In February of 2004, an article was written by C. Stone Brown, titled “Who Were the 6 Black Presidents?” for Diversity Inc magazine.

 
  • 1. Thomas Jefferson the third elected president, who served two terms between 1801 and 1809 was described as the “son of a half-breed Indian squaw and a Virginia mulatto father,” as stated in Vaughn’s findings. Jefferson also was said to have destroyed all documentation attached to his mother, even going to extremes to seize letters written by his mother to other people. Only in recent years did the family of Thomas Jefferson acknowledged he was the father of the (5 or 6) children born to a slave on his plantation, Sally Hemmings.
  • 2. President Andrew Jackson, the nation’s seventh president, was in office between 1829 and 1837. A renowned African-American historian J. A. Rogers, author of the “Five Black Presidents” wrote that Andrew Jackson Sr. died before his son, President Andrew Jackson Jr., was born. The president’s mother then went to live on the Crawford farm, where there were Negro slaves and one of these men was Andrew Jr.’s father, Rogers wrote. Vaughn cites an article written in The Virginia Magazine of History that Jackson was the son of an Irish woman who married a black man. The magazine also stated that Jackson’s oldest brother had been sold as a slave.
  • 3. Abraham Lincoln, the nation’s 16th president, served between 1861 and 1865. Author Vaughn, states Lincoln had very dark skin and coarse hair and his mother allegedly came from an Ethiopian tribe. His heritage fueled so much controversy that Lincoln was nicknamed “Abraham Africanus the First” by his presidential opponents and cartoons were drawn depicting him as a Negro. In a book, titled “The Hidden Lincoln” written by William Herndon, Lincoln’s law-office partner, said that Lincoln’s father of record, Thomas Lincoln, could not have been Lincoln’s father because he was sterile from childhood mumps and later was castrated.

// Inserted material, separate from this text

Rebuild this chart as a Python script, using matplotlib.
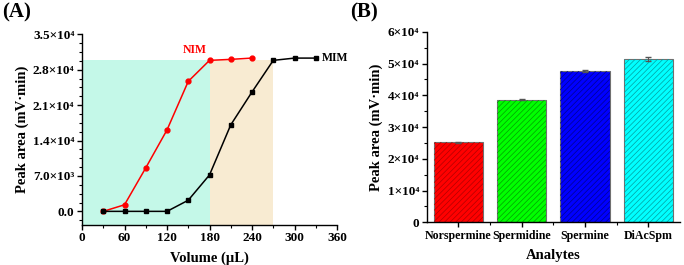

  • 4. President Warren Harding, the 29th president, in office between 1921 and 1923, apparently never denied his ancestry. According to Vaughn, William Chancellor, a professor of economics and politics at Wooster College in Ohio, wrote a book on the Harding family genealogy. Evidently, Harding had black ancestors between both sets of parents. Chancellor also said that Harding attended Iberia College, a school founded to educate fugitive slaves. Professor Chancellor says the Justice Department agents allegedly bought and destroyed all copies of this book. Harding suffered nervous breakdowns at the age of 24 and had to spend some time in a sanitarium. Between 1889 and 1901, Harding paid five “protracted” visits to the J. P. Kellogg sanitarium in Battle Creek, Michigan “to recover from fatigue, overstrain, and nervous illnesses.” Some speculate his illness was due to the pressure of not fully disclosing his black heritage and living as “white”.

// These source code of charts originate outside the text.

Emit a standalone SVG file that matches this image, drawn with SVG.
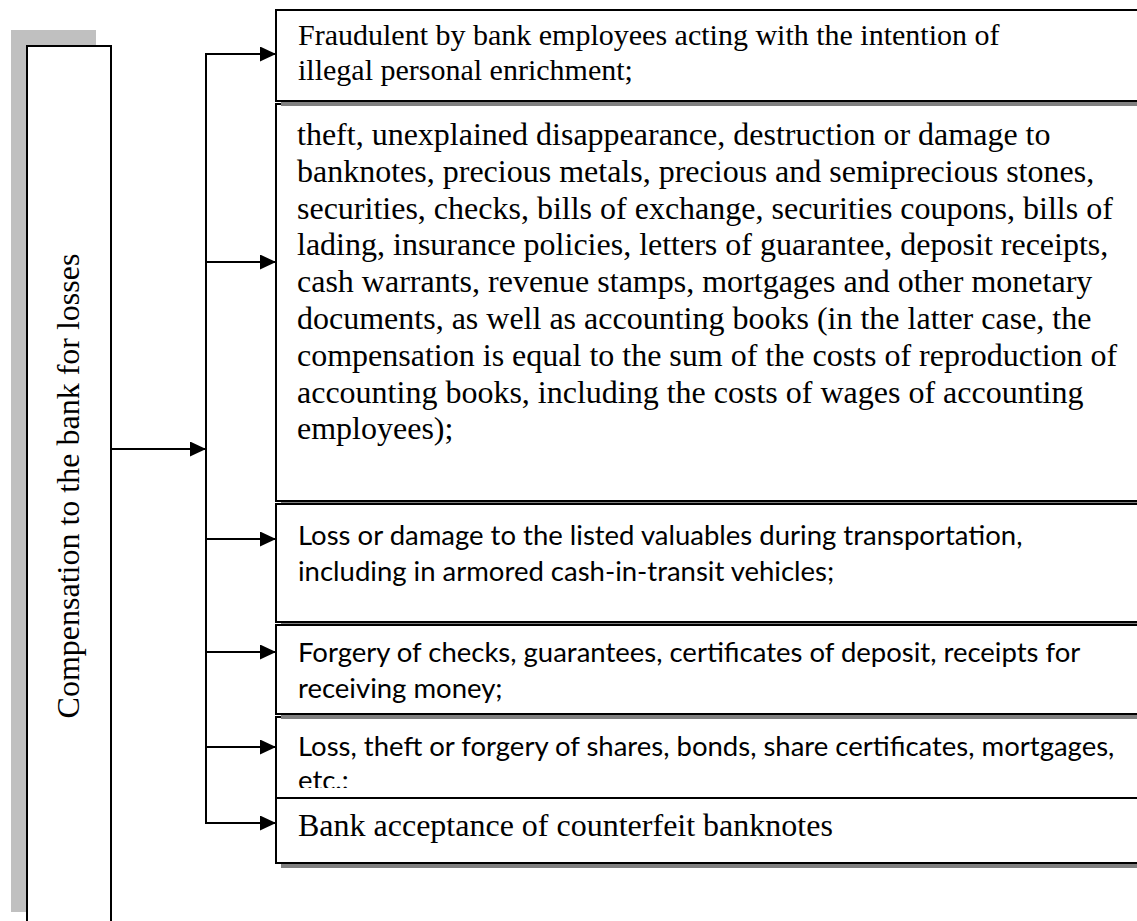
<svg xmlns="http://www.w3.org/2000/svg" width="1137" height="921" viewBox="0 0 1137 921">
<style>
.shadow{fill:#808080}
.box{fill:#fff;stroke:#000;stroke-width:2}
.serif{font-family:"Liberation Serif","Times New Roman",serif;fill:#000}
.sans{font-family:Lato,"Liberation Sans",sans-serif;fill:#000}
.conn{stroke:#000;stroke-width:2;fill:none}
</style>
<defs>
<marker id="arr" markerUnits="userSpaceOnUse" markerWidth="16" markerHeight="15" refX="16" refY="7.5" orient="auto">
<path d="M0,0 L16,7.5 L0,15 z" fill="#000"/>
</marker>
<clipPath id="clip5"><rect x="276" y="717" width="900" height="71"/></clipPath>
</defs>
<rect width="1137" height="921" fill="#fff"/>

<g id="main">
<rect x="11" y="30" width="85" height="882" fill="#c0c0c0"/>
<rect class="box" x="27" y="46" width="84" height="900"/>
<text class="serif" font-size="32" transform="translate(79,486) rotate(-90)" text-anchor="middle">Compensation to the bank for losses</text>
</g>

<g id="box2">
<rect class="shadow" x="281" y="109" width="900" height="397"/>
<rect class="box" x="276" y="104" width="900" height="397"/>
<text class="serif" font-size="32" x="297">
<tspan x="297" y="145">theft, unexplained disappearance, destruction or damage to</tspan>
<tspan x="297" y="181.8">banknotes, precious metals, precious and semiprecious stones,</tspan>
<tspan x="297" y="218.6">securities, checks, bills of exchange, securities coupons, bills of</tspan>
<tspan x="297" y="255.4">lading, insurance policies, letters of guarantee, deposit receipts,</tspan>
<tspan x="297" y="292.2">cash warrants, revenue stamps, mortgages and other monetary</tspan>
<tspan x="297" y="329">documents, as well as accounting books (in the latter case, the</tspan>
<tspan x="297" y="365.8">compensation is equal to the sum of the costs of reproduction of</tspan>
<tspan x="297" y="402.6">accounting books, including the costs of wages of accounting</tspan>
<tspan x="297" y="439.4">employees);</tspan>
</text>
</g>

<g id="box3">
<rect class="shadow" x="281" y="509" width="900" height="118"/>
<rect class="box" x="276" y="504" width="900" height="118"/>
<text class="sans" font-size="27.5">
<tspan x="298" y="545">Loss or damage to the listed valuables during transportation,</tspan>
<tspan x="298" y="581">including in armored cash-in-transit vehicles;</tspan>
</text>
</g>

<g id="box5">
<rect class="shadow" x="281" y="722" width="900" height="81"/>
<rect class="box" x="276" y="717" width="900" height="81"/>
<text class="sans" font-size="27.5" clip-path="url(#clip5)">
<tspan x="298" y="756">Loss, theft or forgery of shares, bonds, share certificates, mortgages,</tspan>
<tspan x="298" y="790">etc.:</tspan>
</text>
</g>

<g id="box4">
<rect class="shadow" x="281" y="630" width="900" height="89"/>
<rect class="box" x="276" y="625" width="900" height="89"/>
<text class="sans" font-size="27.5">
<tspan x="298" y="662">Forgery of checks, guarantees, certificates of deposit, receipts for</tspan>
<tspan x="298" y="698">receiving money;</tspan>
</text>
</g>

<g id="box6">
<rect class="shadow" x="281" y="803" width="900" height="65"/>
<rect class="box" x="276" y="798" width="900" height="65"/>
<text class="serif" font-size="32" x="298" y="836">Bank acceptance of counterfeit banknotes</text>
</g>

<g id="box1">
<rect class="shadow" x="281" y="15" width="900" height="91"/>
<rect class="box" x="276" y="10" width="900" height="91"/>
<text class="serif" font-size="30">
<tspan x="298" y="45">Fraudulent by bank employees acting with the intention of</tspan>
<tspan x="298" y="80">illegal personal enrichment;</tspan>
</text>
</g>

<g id="connectors">
<line class="conn" x1="111" y1="449" x2="206" y2="449" marker-end="url(#arr)"/>
<line class="conn" x1="206" y1="53" x2="206" y2="824"/>
<line class="conn" x1="205" y1="54" x2="276" y2="54" marker-end="url(#arr)"/>
<line class="conn" x1="205" y1="262" x2="276" y2="262" marker-end="url(#arr)"/>
<line class="conn" x1="205" y1="539" x2="276" y2="539" marker-end="url(#arr)"/>
<line class="conn" x1="205" y1="652" x2="276" y2="652" marker-end="url(#arr)"/>
<line class="conn" x1="205" y1="747" x2="276" y2="747" marker-end="url(#arr)"/>
<line class="conn" x1="205" y1="823" x2="276" y2="823" marker-end="url(#arr)"/>
</g>
</svg>
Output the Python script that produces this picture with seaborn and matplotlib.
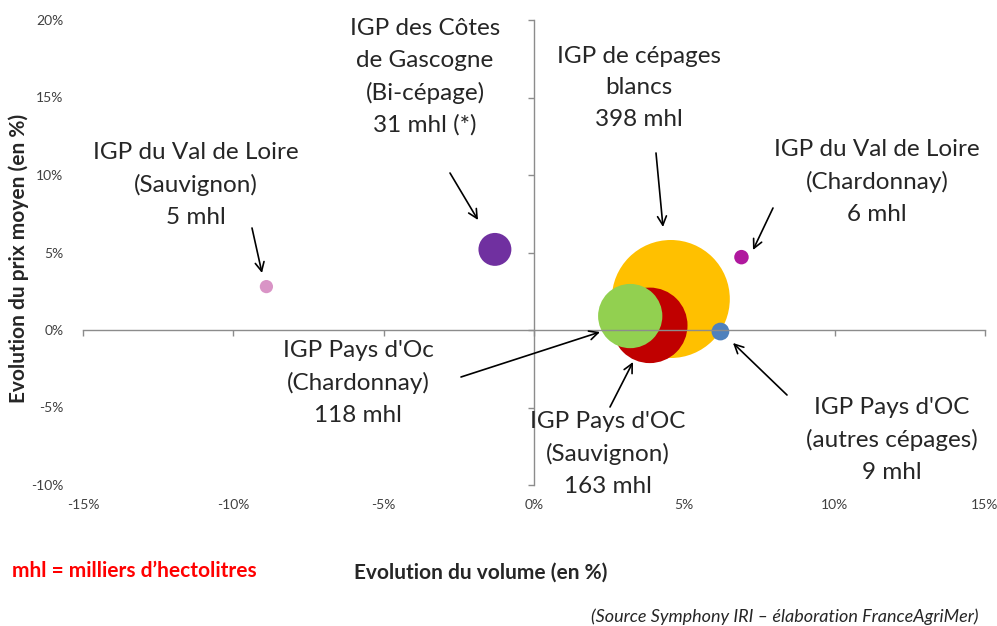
import pandas as pd
import seaborn as sns
import matplotlib.pyplot as plt
from matplotlib.ticker import FuncFormatter

# data (percent)
noms = ["Val de Loire Sauvignon", "Cotes de Gascogne", "Cepages blancs",
        "Pays d'Oc Sauvignon", "Pays d'Oc Chardonnay", "Pays d'Oc autres", "Val de Loire Chardonnay"]
volume = [-8.9, -1.3, 4.55, 3.85, 3.2, 6.2, 6.9]
prix = [2.8, 5.2, 2.0, 0.3, 0.9, -0.1, 4.7]
mhl = [5, 31, 398, 163, 118, 9, 6]
couleurs = ["#D994C6", "#7030A0", "#FFC000", "#C00000", "#92D050", "#4F81BD", "#B0189E"]

labels = ["IGP du Val de Loire\n(Sauvignon)\n5 mhl",
          "IGP des Côtes\nde Gascogne\n(Bi-cépage)\n31 mhl (*)",
          "IGP de cépages\nblancs\n398 mhl",
          "IGP Pays d'OC\n(Sauvignon)\n163 mhl",
          "IGP Pays d'Oc\n(Chardonnay)\n118 mhl",
          "IGP Pays d'OC\n(autres cépages)\n9 mhl",
          "IGP du Val de Loire\n(Chardonnay)\n6 mhl"]
# label centre and arrow (tail, tip) in pixels of the 997x626 picture
label_pos = [(196, 185), (425, 77), (639, 88), (608, 454), (358, 383), (892, 440), (877, 182)]
arrows = [((252, 228), (262, 273)), ((450, 173), (478, 220)), ((656, 153), (663, 227)),
          ((610, 407), (633, 362)), ((461, 377), (600, 332)), ((787, 395), (733, 343)),
          ((773, 208), (753, 250))]

df = pd.DataFrame({"nom": noms, "volume": volume, "prix": prix, "mhl": mhl})

sns.set_style("white")
plt.rcParams["font.family"] = ["Lato", "DejaVu Sans"]

W, H = 997, 626
fig = plt.figure(figsize=(W / 100, H / 100), dpi=100)
ax = fig.add_axes([83 / W, 1 - 485 / H, 902 / W, 465 / H])

k = 18.14  # points^2 per mhl (bubble area ~ volume)
sns.scatterplot(data=df, x="volume", y="prix", hue="nom", hue_order=noms, palette=couleurs,
                size="mhl", sizes=(k * 5, k * 398), size_norm=(5, 398),
                linewidth=0, alpha=1, legend=False, ax=ax)

ax.set_xlim(-15, 15)
ax.set_ylim(-10, 20)
ticks_x = [-15, -10, -5, 0, 5, 10, 15]
ticks_y = [-10, -5, 0, 5, 10, 15, 20]
ax.set_xticks(ticks_x)
ax.set_yticks(ticks_y)

# axes crossing at zero, ticks on them, no labels there
for s in ["top", "right"]:
    ax.spines[s].set_visible(False)
ax.spines["left"].set_position(("data", 0))
ax.spines["bottom"].set_position(("data", 0))
for s in ["left", "bottom"]:
    ax.spines[s].set_color("#8c8c8c")
    ax.spines[s].set_linewidth(1)
ax.tick_params(axis="both", direction="out", length=4, width=1, color="#8c8c8c",
               labelleft=False, labelbottom=False, left=True, bottom=True)

pct = FuncFormatter(lambda v, p: f"{v:.0f}%")
sx = ax.secondary_xaxis("bottom")
sx.set_xticks(ticks_x)
sx.xaxis.set_major_formatter(pct)
sx.spines["bottom"].set_visible(False)
sx.tick_params(length=0, pad=10, labelsize=10, labelcolor="#404040")
sy = ax.secondary_yaxis("left")
sy.set_yticks(ticks_y)
sy.yaxis.set_major_formatter(pct)
sy.spines["left"].set_visible(False)
sy.tick_params(length=0, pad=14, labelsize=10, labelcolor="#404040")

ax.set_xlabel("")
ax.set_ylabel("")
fig.text(19 / W, 1 - 258 / H, "Evolution du prix moyen (en %)", rotation=90,
         ha="center", va="center", fontsize=15, fontweight="bold")
fig.text(481 / W, 1 - 573 / H, "Evolution du volume (en %)",
         ha="center", va="center", fontsize=15, fontweight="bold")
fig.text(12 / W, 1 - 571 / H, "mhl = milliers d\u2019hectolitres",
         ha="left", va="center", fontsize=15, fontweight="bold", color="red")
fig.text(978 / W, 1 - 617 / H, "(Source Symphony IRI \u2013 élaboration FranceAgriMer)",
         ha="right", va="center", fontsize=13, style="italic")

def fpos(p):
    return (p[0] / W, 1 - p[1] / H)

for txt, pos in zip(labels, label_pos):
    ax.text(*fpos(pos), txt, transform=fig.transFigure, ha="center", va="center",
            fontsize=17.5, linespacing=1.6, multialignment="center")

for tail, tip in arrows:
    ax.annotate("", xy=fpos(tip), xycoords="figure fraction",
                xytext=fpos(tail), textcoords="figure fraction",
                arrowprops=dict(arrowstyle="->", color="black", lw=1.2,
                                mutation_scale=16, shrinkA=0, shrinkB=0))

fig.savefig("out.png", dpi=100)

  • 5. Calvin Coolidge, the nation’s 30th president, served between 1923 and 1929 and supposedly was proud of his heritage. He claimed his mother was dark because of mixed Indian ancestry. This notion was disputed by Auset Bakhufu, author of “The Six Black Presidents” who said in her book that by the 1800s, the New England Indians hardly were pure Indian, because they had mixed so often with blacks. Coolidge’s mother’s maiden name was “Moor” and in Europe the name “Moor” was given to all blacks just as “Negro” was used in America. It later was concluded that Coolidge was part black.
  • 6. The last elected “black” president was Dwight David Eisenhower who served from 1953 to 1961, the 34th president. Eisenhower’s mother, Ida Elizabeth Stover was a mullato woman making Eisenhower part black. Eisenhower as president moved military integration from a law to reality. He battered Arkansas Gov. Orval Faubus with federal force to desegregate Little Rock’s Central High School. He was the first President to elevate an African- American to an executive position in the White House. He established the first regulations to prohibit racial discrimination in the federal workforce. He was the first President since Reconstruction to meet with Civil Rights leaders in the White House. He helped turn Washington, D.C., into an integrated city.
  • Thought this was pretty interesting!!  I hope most of you do as well.  What are you thoughts on it?